◆ **Problem requirements**: From the line with "Clone this chart in Plotly." to the line with "-0.38, -0.16, 0]", both included, repeat each line exactly and leave out the pictures.

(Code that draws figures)
▼

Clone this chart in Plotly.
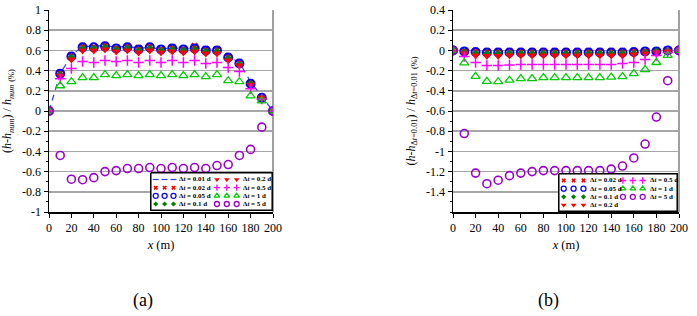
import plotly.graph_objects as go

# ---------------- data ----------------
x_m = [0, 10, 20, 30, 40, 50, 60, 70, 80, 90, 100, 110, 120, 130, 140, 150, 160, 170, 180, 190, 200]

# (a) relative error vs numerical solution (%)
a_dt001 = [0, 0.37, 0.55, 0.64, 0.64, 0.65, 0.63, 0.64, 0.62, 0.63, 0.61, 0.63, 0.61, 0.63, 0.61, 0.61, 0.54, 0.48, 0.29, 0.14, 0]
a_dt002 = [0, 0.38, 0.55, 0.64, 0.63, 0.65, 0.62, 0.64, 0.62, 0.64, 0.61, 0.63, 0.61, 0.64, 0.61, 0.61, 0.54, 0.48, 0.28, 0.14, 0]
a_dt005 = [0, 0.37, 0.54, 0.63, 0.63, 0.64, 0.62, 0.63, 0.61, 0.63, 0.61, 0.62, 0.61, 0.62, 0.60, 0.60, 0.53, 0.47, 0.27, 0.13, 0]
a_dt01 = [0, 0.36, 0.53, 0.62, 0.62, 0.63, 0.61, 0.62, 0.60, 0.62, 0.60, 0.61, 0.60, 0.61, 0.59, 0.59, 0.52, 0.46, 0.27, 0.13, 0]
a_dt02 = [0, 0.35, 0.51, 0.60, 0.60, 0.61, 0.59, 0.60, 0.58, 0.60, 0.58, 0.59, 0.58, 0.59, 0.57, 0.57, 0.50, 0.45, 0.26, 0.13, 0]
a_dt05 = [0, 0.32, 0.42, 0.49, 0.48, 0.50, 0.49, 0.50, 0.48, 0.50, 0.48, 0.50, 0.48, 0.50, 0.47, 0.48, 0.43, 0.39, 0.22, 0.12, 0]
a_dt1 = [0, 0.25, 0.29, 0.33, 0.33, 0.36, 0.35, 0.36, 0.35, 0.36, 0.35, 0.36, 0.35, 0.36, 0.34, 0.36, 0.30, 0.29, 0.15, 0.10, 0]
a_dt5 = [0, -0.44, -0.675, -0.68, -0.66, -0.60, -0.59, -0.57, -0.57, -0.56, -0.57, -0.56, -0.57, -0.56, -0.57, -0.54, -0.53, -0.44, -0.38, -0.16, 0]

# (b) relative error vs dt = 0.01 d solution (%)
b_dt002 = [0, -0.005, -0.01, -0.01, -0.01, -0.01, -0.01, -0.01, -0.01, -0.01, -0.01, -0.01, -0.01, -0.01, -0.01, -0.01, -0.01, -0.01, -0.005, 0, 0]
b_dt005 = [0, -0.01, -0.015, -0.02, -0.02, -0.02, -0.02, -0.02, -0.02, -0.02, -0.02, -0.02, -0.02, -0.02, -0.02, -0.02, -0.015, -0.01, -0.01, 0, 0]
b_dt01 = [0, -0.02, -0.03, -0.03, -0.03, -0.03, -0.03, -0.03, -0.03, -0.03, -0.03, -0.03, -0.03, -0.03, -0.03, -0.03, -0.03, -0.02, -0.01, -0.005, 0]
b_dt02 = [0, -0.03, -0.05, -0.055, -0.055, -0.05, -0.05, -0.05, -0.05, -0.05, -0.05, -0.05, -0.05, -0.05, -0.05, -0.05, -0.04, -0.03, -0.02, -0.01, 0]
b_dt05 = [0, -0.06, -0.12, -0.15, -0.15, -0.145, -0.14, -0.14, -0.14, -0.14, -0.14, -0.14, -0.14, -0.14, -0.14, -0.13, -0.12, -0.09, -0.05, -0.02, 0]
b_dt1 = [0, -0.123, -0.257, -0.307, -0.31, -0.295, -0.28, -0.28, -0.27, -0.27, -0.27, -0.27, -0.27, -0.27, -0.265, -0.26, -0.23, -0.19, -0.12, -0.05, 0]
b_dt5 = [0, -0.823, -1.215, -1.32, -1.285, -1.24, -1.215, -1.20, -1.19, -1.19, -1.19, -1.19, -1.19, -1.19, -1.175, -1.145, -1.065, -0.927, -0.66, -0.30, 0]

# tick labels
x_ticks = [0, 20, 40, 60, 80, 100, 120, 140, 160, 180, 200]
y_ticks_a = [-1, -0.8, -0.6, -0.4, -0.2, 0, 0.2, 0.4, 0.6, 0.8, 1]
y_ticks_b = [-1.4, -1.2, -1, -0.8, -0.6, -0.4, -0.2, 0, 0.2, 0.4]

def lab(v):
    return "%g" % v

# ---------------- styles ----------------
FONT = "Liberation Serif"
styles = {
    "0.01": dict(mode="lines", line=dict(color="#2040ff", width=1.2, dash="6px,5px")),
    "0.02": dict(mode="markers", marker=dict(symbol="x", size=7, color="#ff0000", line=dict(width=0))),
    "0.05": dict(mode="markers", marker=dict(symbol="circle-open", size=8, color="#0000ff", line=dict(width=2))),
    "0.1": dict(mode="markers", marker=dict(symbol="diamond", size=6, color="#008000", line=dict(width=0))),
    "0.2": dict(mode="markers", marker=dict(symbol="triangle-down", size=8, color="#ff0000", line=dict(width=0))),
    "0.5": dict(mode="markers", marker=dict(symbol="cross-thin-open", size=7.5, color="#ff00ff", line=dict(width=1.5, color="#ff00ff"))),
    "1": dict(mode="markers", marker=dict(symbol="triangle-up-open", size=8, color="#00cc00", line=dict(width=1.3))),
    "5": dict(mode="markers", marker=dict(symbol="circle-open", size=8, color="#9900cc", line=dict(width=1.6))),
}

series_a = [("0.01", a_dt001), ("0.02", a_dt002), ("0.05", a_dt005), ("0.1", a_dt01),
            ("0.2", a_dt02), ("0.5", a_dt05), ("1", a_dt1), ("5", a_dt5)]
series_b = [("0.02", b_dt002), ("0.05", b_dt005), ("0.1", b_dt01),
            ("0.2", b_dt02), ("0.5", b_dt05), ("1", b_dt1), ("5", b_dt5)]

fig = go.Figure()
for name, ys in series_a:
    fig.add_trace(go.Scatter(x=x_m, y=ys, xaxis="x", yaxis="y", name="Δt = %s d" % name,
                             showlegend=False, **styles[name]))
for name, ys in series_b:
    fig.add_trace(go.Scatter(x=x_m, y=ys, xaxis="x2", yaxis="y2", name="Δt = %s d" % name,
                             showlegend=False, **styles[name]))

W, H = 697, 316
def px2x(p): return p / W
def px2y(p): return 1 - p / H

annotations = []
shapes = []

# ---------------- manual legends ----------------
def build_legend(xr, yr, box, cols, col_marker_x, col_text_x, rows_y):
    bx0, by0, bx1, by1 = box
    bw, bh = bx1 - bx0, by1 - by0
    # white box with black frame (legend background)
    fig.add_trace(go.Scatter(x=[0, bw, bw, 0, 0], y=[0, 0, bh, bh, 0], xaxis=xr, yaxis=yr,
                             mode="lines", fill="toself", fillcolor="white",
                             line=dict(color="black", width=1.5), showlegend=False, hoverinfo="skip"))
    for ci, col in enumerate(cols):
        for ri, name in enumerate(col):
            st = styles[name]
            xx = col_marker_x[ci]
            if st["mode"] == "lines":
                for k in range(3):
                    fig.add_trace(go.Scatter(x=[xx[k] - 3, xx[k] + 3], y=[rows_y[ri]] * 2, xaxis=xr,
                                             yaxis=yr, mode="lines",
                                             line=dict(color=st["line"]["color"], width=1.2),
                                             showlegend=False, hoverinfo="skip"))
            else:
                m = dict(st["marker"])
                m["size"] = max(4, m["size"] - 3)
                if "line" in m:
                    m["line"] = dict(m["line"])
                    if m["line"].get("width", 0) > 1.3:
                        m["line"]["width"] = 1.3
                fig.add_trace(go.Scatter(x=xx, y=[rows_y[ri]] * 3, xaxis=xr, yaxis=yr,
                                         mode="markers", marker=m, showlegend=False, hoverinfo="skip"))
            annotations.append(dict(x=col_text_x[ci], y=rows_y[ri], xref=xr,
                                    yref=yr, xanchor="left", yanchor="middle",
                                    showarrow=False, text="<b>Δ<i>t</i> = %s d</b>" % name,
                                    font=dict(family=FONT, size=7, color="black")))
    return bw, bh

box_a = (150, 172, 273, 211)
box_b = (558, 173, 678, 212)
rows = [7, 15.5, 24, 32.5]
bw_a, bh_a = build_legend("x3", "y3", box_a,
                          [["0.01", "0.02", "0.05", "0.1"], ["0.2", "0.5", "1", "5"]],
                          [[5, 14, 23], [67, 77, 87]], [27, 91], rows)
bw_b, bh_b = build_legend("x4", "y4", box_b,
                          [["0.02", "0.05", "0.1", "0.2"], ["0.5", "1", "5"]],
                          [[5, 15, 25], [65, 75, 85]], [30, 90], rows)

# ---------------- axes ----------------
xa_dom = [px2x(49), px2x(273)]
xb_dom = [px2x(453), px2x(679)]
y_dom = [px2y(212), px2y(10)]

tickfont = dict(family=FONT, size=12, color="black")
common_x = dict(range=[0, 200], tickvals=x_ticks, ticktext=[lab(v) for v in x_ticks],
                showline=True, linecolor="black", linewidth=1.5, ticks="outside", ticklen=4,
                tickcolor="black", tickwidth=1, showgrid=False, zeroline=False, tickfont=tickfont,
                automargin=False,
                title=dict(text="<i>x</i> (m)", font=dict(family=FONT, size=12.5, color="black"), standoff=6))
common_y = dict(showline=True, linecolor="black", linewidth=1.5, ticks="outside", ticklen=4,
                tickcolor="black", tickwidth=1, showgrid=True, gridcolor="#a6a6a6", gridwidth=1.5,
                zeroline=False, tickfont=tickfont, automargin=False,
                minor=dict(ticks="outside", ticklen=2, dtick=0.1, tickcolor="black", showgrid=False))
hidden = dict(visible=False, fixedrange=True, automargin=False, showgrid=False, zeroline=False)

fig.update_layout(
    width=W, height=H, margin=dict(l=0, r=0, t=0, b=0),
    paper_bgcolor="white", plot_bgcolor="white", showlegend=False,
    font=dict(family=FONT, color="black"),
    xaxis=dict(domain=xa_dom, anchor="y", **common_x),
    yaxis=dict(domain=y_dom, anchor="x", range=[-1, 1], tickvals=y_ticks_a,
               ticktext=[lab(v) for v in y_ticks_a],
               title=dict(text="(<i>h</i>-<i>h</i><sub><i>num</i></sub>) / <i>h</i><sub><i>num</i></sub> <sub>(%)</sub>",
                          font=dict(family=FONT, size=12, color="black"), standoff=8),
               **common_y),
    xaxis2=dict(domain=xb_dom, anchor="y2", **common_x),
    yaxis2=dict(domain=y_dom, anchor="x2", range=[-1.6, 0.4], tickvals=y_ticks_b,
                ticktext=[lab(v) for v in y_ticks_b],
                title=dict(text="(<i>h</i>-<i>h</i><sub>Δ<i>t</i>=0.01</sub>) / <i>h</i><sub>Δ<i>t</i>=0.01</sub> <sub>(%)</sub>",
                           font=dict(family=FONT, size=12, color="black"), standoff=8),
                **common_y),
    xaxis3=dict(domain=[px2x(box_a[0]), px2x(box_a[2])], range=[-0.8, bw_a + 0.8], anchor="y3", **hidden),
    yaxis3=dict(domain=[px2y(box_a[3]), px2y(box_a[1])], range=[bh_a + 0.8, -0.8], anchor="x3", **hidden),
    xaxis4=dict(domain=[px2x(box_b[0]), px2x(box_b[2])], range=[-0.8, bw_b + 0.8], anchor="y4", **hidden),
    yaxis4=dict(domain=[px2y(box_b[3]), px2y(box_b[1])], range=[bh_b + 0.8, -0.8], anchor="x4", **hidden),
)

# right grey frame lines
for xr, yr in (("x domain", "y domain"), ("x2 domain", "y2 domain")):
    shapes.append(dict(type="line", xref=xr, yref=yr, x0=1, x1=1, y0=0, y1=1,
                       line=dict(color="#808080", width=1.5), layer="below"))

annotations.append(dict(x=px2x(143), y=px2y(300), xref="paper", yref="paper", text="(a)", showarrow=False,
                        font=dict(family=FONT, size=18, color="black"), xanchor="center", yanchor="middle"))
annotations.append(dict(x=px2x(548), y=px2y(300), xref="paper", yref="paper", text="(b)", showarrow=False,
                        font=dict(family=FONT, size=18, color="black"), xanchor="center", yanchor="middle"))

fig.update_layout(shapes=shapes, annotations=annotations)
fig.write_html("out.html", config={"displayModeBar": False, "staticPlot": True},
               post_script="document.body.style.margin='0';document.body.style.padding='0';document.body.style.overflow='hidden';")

▲
▼

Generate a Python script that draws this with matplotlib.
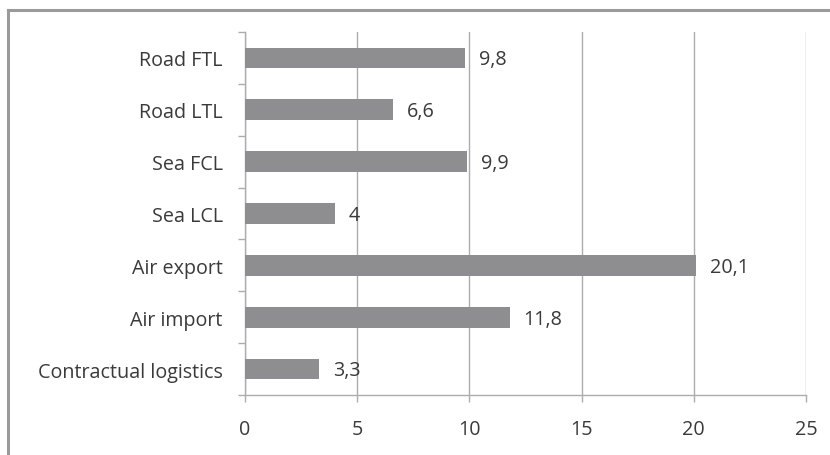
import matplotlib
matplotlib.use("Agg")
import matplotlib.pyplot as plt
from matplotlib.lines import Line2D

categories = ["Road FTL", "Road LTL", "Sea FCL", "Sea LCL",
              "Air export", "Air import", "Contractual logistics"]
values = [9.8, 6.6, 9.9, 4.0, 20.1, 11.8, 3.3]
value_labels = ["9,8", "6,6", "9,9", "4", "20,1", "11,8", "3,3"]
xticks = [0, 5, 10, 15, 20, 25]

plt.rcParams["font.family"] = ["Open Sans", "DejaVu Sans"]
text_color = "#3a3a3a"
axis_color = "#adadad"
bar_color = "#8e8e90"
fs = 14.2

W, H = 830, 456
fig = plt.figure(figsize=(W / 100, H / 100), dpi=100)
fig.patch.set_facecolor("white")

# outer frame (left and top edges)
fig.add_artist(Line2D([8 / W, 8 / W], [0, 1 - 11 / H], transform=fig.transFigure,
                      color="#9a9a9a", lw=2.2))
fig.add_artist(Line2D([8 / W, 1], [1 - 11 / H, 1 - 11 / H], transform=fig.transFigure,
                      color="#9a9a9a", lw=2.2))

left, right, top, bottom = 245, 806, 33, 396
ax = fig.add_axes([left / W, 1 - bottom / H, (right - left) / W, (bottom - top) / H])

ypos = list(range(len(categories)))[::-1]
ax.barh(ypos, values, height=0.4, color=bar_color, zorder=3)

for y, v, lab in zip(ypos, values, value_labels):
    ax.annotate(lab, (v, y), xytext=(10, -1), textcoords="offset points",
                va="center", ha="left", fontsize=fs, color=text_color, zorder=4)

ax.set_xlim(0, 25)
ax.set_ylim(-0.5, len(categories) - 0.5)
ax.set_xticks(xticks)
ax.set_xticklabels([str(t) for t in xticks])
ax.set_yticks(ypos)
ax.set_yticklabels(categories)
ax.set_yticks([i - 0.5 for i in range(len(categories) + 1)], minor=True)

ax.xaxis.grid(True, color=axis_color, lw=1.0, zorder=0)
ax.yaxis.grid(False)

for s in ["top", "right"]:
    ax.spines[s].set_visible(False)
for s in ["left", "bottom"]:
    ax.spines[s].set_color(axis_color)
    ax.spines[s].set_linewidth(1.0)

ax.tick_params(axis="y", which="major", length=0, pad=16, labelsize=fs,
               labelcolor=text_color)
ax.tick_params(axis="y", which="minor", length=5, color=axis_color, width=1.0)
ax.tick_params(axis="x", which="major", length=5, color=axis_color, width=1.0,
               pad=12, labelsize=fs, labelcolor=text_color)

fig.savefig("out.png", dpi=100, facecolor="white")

▲
▼

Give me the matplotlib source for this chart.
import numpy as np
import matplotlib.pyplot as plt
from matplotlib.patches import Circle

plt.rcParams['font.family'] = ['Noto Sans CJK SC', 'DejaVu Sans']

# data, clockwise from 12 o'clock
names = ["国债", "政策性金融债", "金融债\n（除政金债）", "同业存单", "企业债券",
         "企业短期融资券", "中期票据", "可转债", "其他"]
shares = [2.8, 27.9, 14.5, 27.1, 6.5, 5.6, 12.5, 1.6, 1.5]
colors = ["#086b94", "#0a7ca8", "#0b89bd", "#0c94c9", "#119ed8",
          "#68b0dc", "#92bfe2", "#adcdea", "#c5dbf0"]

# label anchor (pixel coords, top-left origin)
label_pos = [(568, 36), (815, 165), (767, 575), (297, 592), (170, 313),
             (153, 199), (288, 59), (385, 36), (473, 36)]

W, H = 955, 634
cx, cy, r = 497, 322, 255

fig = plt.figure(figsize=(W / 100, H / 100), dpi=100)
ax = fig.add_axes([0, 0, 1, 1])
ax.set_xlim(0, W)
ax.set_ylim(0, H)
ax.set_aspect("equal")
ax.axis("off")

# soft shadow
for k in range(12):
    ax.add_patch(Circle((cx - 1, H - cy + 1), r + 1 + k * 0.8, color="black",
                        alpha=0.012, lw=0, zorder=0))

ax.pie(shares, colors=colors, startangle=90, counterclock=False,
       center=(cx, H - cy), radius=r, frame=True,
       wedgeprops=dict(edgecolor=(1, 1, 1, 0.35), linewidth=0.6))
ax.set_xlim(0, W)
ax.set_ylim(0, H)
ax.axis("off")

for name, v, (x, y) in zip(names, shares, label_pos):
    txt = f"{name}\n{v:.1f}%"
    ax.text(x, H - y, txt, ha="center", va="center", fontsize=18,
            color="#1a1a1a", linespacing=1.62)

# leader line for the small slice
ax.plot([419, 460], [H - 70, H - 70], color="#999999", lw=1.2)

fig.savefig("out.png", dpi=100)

▲

◆ **Answer to this task**:
Clone this chart in Plotly.
import plotly.graph_objects as go

# ---------------- data ----------------
x_m = [0, 10, 20, 30, 40, 50, 60, 70, 80, 90, 100, 110, 120, 130, 140, 150, 160, 170, 180, 190, 200]

# (a) relative error vs numerical solution (%)
a_dt001 = [0, 0.37, 0.55, 0.64, 0.64, 0.65, 0.63, 0.64, 0.62, 0.63, 0.61, 0.63, 0.61, 0.63, 0.61, 0.61, 0.54, 0.48, 0.29, 0.14, 0]
a_dt002 = [0, 0.38, 0.55, 0.64, 0.63, 0.65, 0.62, 0.64, 0.62, 0.64, 0.61, 0.63, 0.61, 0.64, 0.61, 0.61, 0.54, 0.48, 0.28, 0.14, 0]
a_dt005 = [0, 0.37, 0.54, 0.63, 0.63, 0.64, 0.62, 0.63, 0.61, 0.63, 0.61, 0.62, 0.61, 0.62, 0.60, 0.60, 0.53, 0.47, 0.27, 0.13, 0]
a_dt01 = [0, 0.36, 0.53, 0.62, 0.62, 0.63, 0.61, 0.62, 0.60, 0.62, 0.60, 0.61, 0.60, 0.61, 0.59, 0.59, 0.52, 0.46, 0.27, 0.13, 0]
a_dt02 = [0, 0.35, 0.51, 0.60, 0.60, 0.61, 0.59, 0.60, 0.58, 0.60, 0.58, 0.59, 0.58, 0.59, 0.57, 0.57, 0.50, 0.45, 0.26, 0.13, 0]
a_dt05 = [0, 0.32, 0.42, 0.49, 0.48, 0.50, 0.49, 0.50, 0.48, 0.50, 0.48, 0.50, 0.48, 0.50, 0.47, 0.48, 0.43, 0.39, 0.22, 0.12, 0]
a_dt1 = [0, 0.25, 0.29, 0.33, 0.33, 0.36, 0.35, 0.36, 0.35, 0.36, 0.35, 0.36, 0.35, 0.36, 0.34, 0.36, 0.30, 0.29, 0.15, 0.10, 0]
a_dt5 = [0, -0.44, -0.675, -0.68, -0.66, -0.60, -0.59, -0.57, -0.57, -0.56, -0.57, -0.56, -0.57, -0.56, -0.57, -0.54, -0.53, -0.44, -0.38, -0.16, 0]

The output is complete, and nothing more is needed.